A Northern Ireland waste consortium has expressed disappointment that the minister has rejected a £240m incinerator despite planning officials backing the scheme.
Arc21, which represents six councils in the east of Northern Ireland, wanted to build the EfW facility at the disused Hightown quarry, near Newtownabbey outside Belfast, to treat up to 300,000 tonnes of waste.
Stormont’s environment minister Mark H Durkan rejected the proposals on health grounds and concerns it could discourage recycling. There were also questions about the need for such a facility.
The Development Management Report had recommended the EfW plant be approved, saying it was “content that the scale of arc21’s proposed facility is appropriate relative to the quantum of waste councils are required to divert from landfill.”
It added: “There is a need for such a facility to support a resource efficient, low carbon circular economy at the regional level by extracting value from residual waste in the form of energy in accordance with the waste hierarchy.”
Durkan said he was “committed” to a policy of zero waste and had supported councils to increase recycling rates.
But he added: “This development could result in an increased market for waste disposal and to maintain a facility such as this, in addition to the other approved waste facilities, could discourage recycling.
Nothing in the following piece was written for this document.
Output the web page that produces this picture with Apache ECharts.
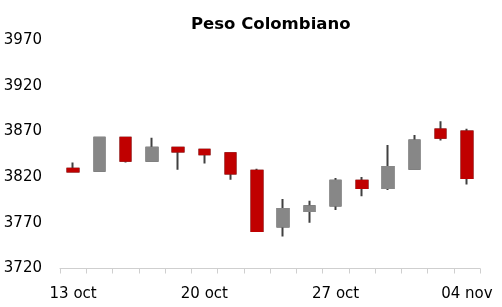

In that context I do not consider there to be any need for this proposal.
“I am also not satisfied that this development, in the context of the zero waste programe, will not cause harm to human health and would share the fears of the public representations in this regard.”
Arc21 has 28 days to appeal against the minister’s decision. A spokesperson said expressed disappointment and added: “Given the importance and complexity of the issues involved arc21 will take time to consider the notification in detail before making further comment.”
The residual waste treatment centre would have created 300 jobs and incorporated an MBT, an EfW thermal treatment facility, incinerator bottom ash facility, a refuse-derived fuel bale storage building plus an administration and visitor centre.
The facility attracted 3,526 objections and one petition objecting containing 836 signatures.